▸ GOAL OF THE EXERCISE
Check each line of the material below, and copy it if it holds the string "this".

▸ Records
-- Start --

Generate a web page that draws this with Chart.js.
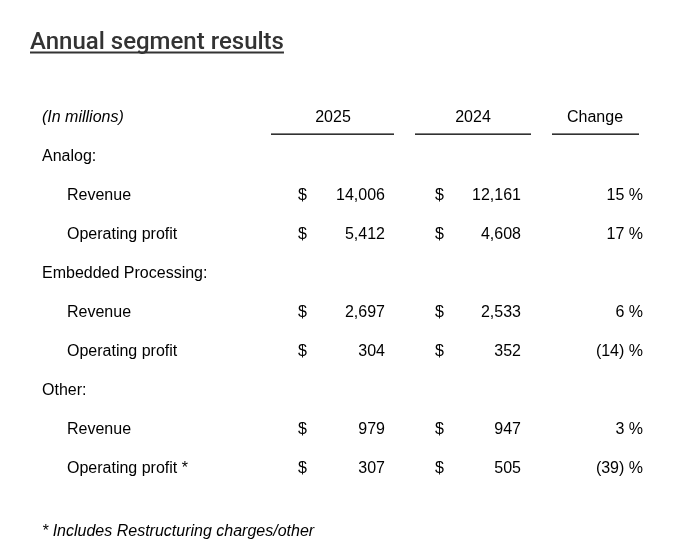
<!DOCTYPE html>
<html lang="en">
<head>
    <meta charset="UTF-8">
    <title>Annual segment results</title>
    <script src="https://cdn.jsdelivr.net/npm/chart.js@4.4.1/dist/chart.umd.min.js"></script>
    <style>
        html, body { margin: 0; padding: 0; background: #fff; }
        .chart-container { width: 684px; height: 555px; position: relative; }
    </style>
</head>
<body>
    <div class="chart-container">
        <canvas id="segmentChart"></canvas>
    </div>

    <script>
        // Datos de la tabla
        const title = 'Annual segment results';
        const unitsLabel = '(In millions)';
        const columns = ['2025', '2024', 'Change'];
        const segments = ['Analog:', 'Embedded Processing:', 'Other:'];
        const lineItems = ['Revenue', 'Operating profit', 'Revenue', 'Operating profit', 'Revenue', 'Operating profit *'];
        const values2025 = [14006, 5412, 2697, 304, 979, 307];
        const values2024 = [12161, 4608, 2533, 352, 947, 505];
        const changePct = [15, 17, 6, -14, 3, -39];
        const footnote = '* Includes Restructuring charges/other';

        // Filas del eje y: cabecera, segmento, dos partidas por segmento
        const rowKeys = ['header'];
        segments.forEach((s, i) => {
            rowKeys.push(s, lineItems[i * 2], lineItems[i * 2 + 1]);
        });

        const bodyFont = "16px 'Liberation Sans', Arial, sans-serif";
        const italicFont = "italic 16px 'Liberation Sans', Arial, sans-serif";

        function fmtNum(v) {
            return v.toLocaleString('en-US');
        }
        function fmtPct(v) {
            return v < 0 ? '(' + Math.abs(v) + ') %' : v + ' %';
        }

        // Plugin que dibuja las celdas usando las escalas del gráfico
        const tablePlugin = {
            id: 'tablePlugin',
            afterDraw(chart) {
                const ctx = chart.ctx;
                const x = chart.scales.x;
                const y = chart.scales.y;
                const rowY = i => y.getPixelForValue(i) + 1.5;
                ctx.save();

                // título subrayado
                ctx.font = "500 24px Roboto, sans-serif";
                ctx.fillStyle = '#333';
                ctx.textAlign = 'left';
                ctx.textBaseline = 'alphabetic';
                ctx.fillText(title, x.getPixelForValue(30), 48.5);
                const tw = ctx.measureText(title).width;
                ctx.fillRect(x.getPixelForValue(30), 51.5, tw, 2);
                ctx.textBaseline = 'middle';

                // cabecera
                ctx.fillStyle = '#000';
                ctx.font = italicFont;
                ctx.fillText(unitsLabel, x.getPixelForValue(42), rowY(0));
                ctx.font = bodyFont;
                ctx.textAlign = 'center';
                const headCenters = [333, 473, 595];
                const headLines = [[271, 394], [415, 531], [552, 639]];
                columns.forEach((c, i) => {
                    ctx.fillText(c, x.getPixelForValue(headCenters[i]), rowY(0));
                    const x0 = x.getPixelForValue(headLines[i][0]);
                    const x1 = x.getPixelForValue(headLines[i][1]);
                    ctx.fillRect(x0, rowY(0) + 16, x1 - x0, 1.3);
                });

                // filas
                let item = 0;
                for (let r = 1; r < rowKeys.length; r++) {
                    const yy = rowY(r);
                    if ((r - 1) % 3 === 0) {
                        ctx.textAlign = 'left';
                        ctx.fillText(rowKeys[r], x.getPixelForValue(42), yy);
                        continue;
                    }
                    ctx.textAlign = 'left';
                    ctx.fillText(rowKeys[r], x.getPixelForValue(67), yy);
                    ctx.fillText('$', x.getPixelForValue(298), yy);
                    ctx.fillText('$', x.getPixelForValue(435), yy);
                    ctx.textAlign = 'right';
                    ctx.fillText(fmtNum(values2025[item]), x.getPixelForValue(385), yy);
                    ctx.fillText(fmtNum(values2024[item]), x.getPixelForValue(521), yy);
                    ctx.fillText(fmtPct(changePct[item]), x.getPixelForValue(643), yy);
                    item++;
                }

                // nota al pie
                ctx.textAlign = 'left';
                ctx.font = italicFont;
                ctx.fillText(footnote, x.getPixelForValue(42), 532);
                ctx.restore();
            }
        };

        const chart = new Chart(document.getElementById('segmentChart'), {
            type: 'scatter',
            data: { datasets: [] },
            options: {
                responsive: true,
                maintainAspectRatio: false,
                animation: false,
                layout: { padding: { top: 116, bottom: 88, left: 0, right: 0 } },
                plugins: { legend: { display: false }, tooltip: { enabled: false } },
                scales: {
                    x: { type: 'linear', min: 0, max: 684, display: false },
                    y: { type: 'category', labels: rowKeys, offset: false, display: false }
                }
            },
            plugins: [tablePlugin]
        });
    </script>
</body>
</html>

-- End --
-- Start --

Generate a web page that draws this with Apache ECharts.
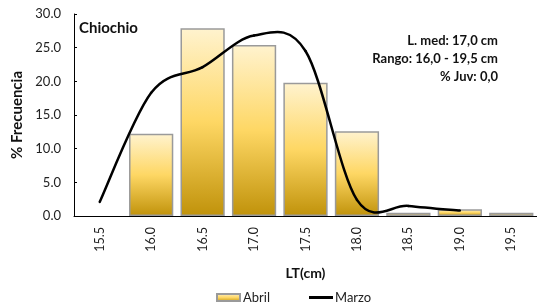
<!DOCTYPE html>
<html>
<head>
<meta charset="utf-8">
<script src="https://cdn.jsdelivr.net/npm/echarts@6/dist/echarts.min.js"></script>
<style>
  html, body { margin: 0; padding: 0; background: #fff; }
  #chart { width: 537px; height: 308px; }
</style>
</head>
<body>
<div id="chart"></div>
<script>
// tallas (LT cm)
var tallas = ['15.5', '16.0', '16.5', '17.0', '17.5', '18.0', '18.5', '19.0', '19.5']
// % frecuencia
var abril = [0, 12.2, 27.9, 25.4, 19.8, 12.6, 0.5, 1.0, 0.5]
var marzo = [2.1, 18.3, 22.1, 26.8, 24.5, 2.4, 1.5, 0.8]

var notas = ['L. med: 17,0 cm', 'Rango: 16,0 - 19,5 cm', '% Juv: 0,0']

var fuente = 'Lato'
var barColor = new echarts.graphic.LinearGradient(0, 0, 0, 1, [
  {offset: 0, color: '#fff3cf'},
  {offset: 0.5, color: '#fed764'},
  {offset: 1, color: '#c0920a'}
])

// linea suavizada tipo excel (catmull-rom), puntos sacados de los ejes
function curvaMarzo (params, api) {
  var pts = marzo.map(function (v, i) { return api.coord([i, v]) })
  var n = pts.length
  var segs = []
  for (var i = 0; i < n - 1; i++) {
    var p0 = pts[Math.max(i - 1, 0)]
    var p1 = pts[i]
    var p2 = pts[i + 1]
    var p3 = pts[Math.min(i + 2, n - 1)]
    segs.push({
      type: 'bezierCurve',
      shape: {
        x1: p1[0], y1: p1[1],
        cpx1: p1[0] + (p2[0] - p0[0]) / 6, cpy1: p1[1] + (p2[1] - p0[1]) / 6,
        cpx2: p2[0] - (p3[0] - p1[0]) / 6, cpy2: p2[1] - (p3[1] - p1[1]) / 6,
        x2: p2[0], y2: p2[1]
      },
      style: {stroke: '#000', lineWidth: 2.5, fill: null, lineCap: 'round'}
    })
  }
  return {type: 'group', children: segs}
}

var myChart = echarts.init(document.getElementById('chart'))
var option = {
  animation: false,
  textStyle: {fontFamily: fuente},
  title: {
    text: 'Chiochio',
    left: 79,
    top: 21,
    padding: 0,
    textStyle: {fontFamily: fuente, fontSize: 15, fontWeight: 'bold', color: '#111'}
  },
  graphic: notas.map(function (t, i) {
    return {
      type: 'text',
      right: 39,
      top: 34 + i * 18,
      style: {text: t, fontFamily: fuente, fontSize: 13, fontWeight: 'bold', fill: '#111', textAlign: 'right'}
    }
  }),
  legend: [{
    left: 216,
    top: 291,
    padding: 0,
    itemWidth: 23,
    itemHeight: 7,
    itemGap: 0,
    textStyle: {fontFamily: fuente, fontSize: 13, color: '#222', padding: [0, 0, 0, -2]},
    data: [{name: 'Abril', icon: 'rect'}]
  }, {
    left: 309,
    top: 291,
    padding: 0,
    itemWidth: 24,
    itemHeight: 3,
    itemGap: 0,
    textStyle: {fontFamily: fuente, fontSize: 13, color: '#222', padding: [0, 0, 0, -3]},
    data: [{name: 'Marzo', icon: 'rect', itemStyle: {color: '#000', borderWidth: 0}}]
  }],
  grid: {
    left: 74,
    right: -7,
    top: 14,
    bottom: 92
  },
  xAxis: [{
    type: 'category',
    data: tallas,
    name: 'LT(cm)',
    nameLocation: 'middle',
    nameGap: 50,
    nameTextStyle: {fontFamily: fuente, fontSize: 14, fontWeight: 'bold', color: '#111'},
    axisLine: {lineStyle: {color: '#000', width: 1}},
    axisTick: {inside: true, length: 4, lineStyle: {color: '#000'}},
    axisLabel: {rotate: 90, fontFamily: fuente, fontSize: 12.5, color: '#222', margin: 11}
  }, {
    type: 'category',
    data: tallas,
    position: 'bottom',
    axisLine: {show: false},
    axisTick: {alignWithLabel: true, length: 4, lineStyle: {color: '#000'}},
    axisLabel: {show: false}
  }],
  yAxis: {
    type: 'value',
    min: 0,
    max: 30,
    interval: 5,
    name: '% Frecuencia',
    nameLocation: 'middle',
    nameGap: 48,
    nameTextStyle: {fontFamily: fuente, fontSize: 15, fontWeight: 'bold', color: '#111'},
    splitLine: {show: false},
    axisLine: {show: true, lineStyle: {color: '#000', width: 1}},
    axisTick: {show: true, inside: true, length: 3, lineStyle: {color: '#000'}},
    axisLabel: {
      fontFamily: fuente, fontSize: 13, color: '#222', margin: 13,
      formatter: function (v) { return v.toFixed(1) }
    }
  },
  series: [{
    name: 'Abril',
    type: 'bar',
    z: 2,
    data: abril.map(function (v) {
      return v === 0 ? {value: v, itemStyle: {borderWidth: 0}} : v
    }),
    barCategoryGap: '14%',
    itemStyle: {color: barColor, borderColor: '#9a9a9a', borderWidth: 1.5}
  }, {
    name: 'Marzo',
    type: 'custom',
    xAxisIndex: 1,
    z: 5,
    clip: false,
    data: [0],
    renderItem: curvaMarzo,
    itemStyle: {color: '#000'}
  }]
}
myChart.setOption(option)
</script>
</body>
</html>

-- End --

▸ RESPONSE
Generate a web page that draws this with Chart.js.
Generate a web page that draws this with Apache ECharts.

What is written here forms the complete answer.